A new report details how Islamophobia fuels conflations of criticism of Israel with antisemitism. We spoke with one of the report’s authors about the slanderous attempts to muzzle supporters of Palestinian rights.

An Israeli flag flies during the “March For Israel” at in Washington, DC, on November 14, 2023. (Noam Galai / Getty Images)

On Saturday, November 4, some three hundred thousand people marched in Washington, DC, in solidarity with Palestinians. It was the largest pro-Palestine march in US history, a heartening sign that the McCarthyite backlash to solidarity with Palestinians in the face of Israel’s ongoing onslaught on the besieged Gaza Strip has not accomplished its aims. Rather than cowing critics of Israel, which has killed more than twenty-two thousand Palestinians in Gaza, domestic repression has fueled commitment, a determination among many not to sit idly by as an entire people are slaughtered.

That’s not for a lack of effort from those hoping to muzzle Israel’s critics in the United States, which continues to provide funds and military assistance for Israel’s bombardment. Such geopolitical ties make silencing critics in the United States a priority for Israel’s supporters.

One of the key strategies for achieving that goal is the equating of anti-Zionism with antisemitism. This is particularly true when the source of such criticism is a Muslim, and especially, a Palestinian. As Palestine Legal staff attorney Dylan Saba told me of the ongoing repression against critics of Israel in the United States, “All of this repression is overwhelmingly targeted at Palestinians, Muslims, and other people of color. At Palestine Legal we’ve responded to thousands of these kinds of incidents since 2014, and the climate of racist backlash right now is orders of magnitude worse than anything we’ve ever seen.”

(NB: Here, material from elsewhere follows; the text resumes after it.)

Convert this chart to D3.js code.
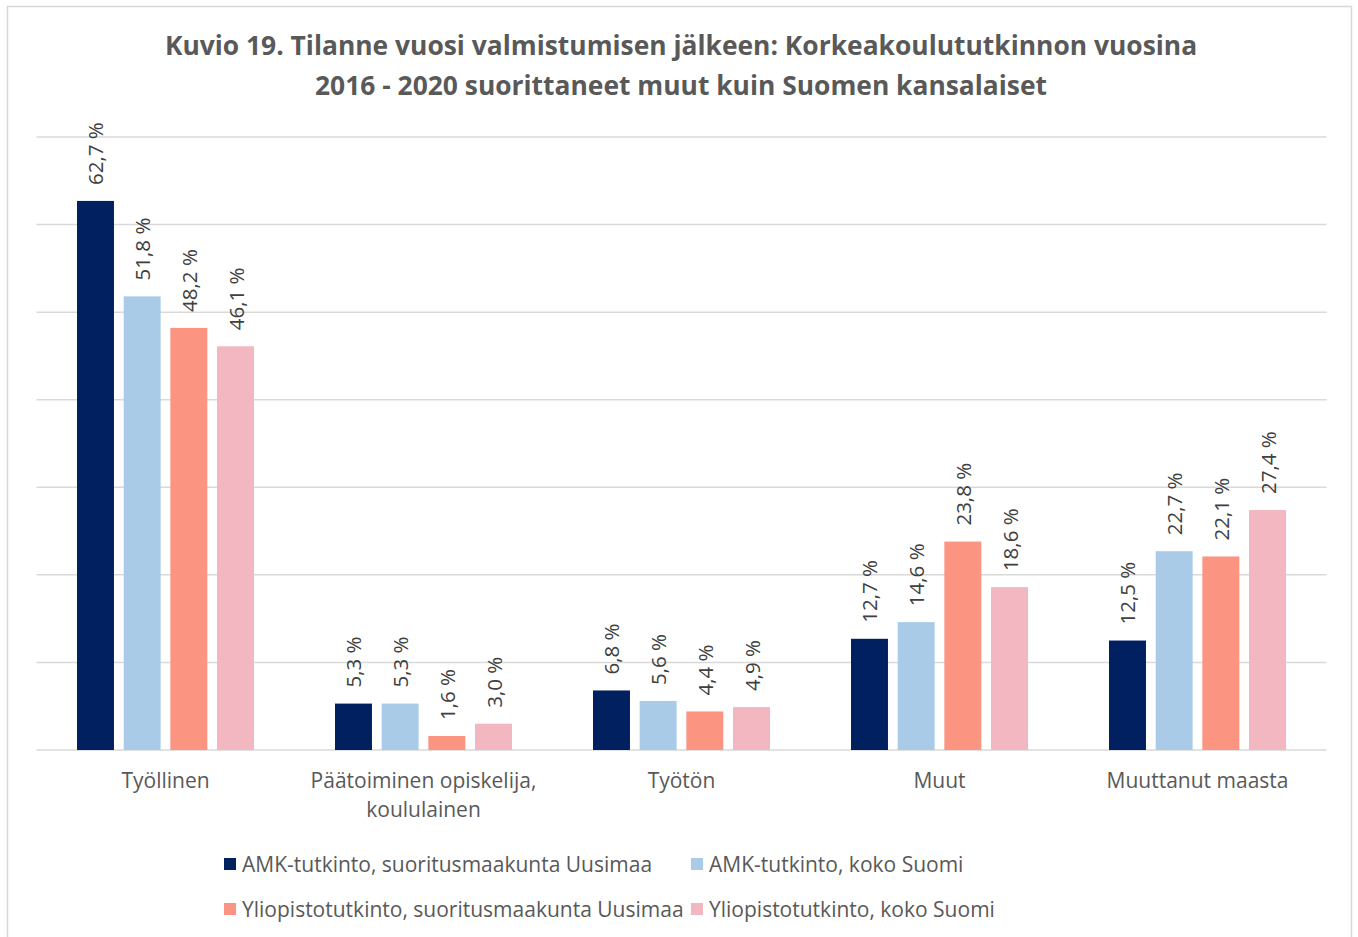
<!DOCTYPE html>
<html>
<head>
<meta charset="utf-8">
<script src="https://cdn.jsdelivr.net/npm/d3@7"></script>
<style>
  html, body { margin: 0; padding: 0; background: #fff; }
  svg { display: block; }
  text { font-family: "Open Sans", Lato, sans-serif; }
</style>
</head>
<body>
<svg id="chart" width="1358" height="937"></svg>
<script>
const titleLines = [
  "Kuvio 19. Tilanne vuosi valmistumisen jälkeen: Korkeakoulututkinnon vuosina",
  "2016 - 2020 suorittaneet muut kuin Suomen kansalaiset"
];
const categories = ["Työllinen", "Päätoiminen opiskelija, koululainen", "Työtön", "Muut", "Muuttanut maasta"];
const categoryLines = [["Työllinen"], ["Päätoiminen opiskelija,", "koululainen"], ["Työtön"], ["Muut"], ["Muuttanut maasta"]];
const seriesNames = [
  "AMK-tutkinto, suoritusmaakunta Uusimaa",
  "AMK-tutkinto, koko Suomi",
  "Yliopistotutkinto, suoritusmaakunta Uusimaa",
  "Yliopistotutkinto, koko Suomi"
];
const amkUusimaa = [62.7, 5.3, 6.8, 12.7, 12.5];
const amkSuomi = [51.8, 5.3, 5.6, 14.6, 22.7];
const yoUusimaa = [48.2, 1.6, 4.4, 23.8, 22.1];
const yoSuomi = [46.1, 3.0, 4.9, 18.6, 27.4];
const seriesValues = [amkUusimaa, amkSuomi, yoUusimaa, yoSuomi];
const colors = ["#002060", "#A9CBE8", "#FC9482", "#F2B7C0"];
const yTicks = [0, 10, 20, 30, 40, 50, 60, 70];

const svg = d3.select("#chart");

// outer border
svg.append("rect").attr("x", 7.5).attr("y", 6.5).attr("width", 1344).attr("height", 940)
  .attr("fill", "#fff").attr("stroke", "#d9d9d9").attr("stroke-width", 1.5);

const x = d3.scaleBand().domain(categories).range([36.5, 1326.5]).paddingInner(0).paddingOuter(0);
const xInner = d3.scaleBand().domain(seriesNames).range([40.5, 217.5]).paddingInner(0.208).paddingOuter(0);
const y = d3.scaleLinear().domain([0, 70]).range([750, 137]);

// gridlines
svg.append("g").selectAll("line").data(yTicks).join("line")
  .attr("x1", 36.5).attr("x2", 1326.5)
  .attr("y1", d => y(d)).attr("y2", d => y(d))
  .attr("stroke", "#d9d9d9").attr("stroke-width", 1.5);

// title
svg.append("g").selectAll("text").data(titleLines).join("text")
  .attr("x", 681).attr("y", (d, i) => 55 + i * 40)
  .attr("text-anchor", "middle")
  .attr("font-size", 26.4).attr("font-weight", "bold").attr("fill", "#595959")
  .text(d => d);

// bars
const data = [];
categories.forEach((c, ci) => {
  seriesNames.forEach((s, si) => {
    data.push({ c, s, si, v: seriesValues[si][ci] });
  });
});

const gBars = svg.append("g");
gBars.selectAll("rect").data(data).join("rect")
  .attr("x", d => x(d.c) + xInner(d.s))
  .attr("width", xInner.bandwidth())
  .attr("y", d => y(d.v))
  .attr("height", d => y(0) - y(d.v))
  .attr("fill", d => colors[d.si]);

// value labels
gBars.selectAll("text").data(data).join("text")
  .attr("transform", d => `translate(${x(d.c) + xInner(d.s) + xInner.bandwidth() / 2},${y(d.v) - 16}) rotate(-90)`)
  .attr("dominant-baseline", "central")
  .attr("text-anchor", "start")
  .attr("font-size", 20.5).attr("fill", "#404040")
  .text(d => d.v.toFixed(1).replace(".", ",") + " %");

// category labels
const gCat = svg.append("g");
categories.forEach((c, ci) => {
  const t = gCat.append("text")
    .attr("x", x(c) + x.bandwidth() / 2)
    .attr("y", 788)
    .attr("text-anchor", "middle")
    .attr("font-size", 21).attr("fill", "#595959");
  categoryLines[ci].forEach((line, li) => {
    t.append("tspan").attr("x", x(c) + x.bandwidth() / 2).attr("dy", li === 0 ? 0 : 29).text(line);
  });
});

// legend
const legendPos = [[224, 864], [691, 864], [224, 909], [691, 909]];
const gLeg = svg.append("g");
seriesNames.forEach((s, i) => {
  const [lx, ly] = legendPos[i];
  gLeg.append("rect").attr("x", lx).attr("y", ly - 6).attr("width", 12).attr("height", 12).attr("fill", colors[i]);
  gLeg.append("text").attr("x", lx + 18).attr("y", ly).attr("dominant-baseline", "central")
    .attr("font-size", 21).attr("fill", "#595959").text(s);
});
</script>
</body>
</html>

Into this environment comes “Presumptively Antisemitic: Islamophobic Tropes in Palestine-Israel Discourse,” a report by the Center for Security, Race and Rights (CSRR) at Rutgers Law School. Coauthored by Mitchell Plitnick, the president of ReThinking Foreign Policy, and Sahar Aziz, Rutgers Law School distinguished professor and CSRR’s founding director, the report looks at the role Islamophobia plays in conflations of criticism of Israel with antisemitism, what the authors describe as the presumption of antisemitism.

I spoke with Aziz, who is also the author of The Racial Muslim: When Racism Quashes Religious Freedom, about censorship on US college campuses, what the report calls “the Islamophobia network,” and what the Palestinian solidarity movement should take away from the authors’ research. The conversation has been lightly edited for length and clarity.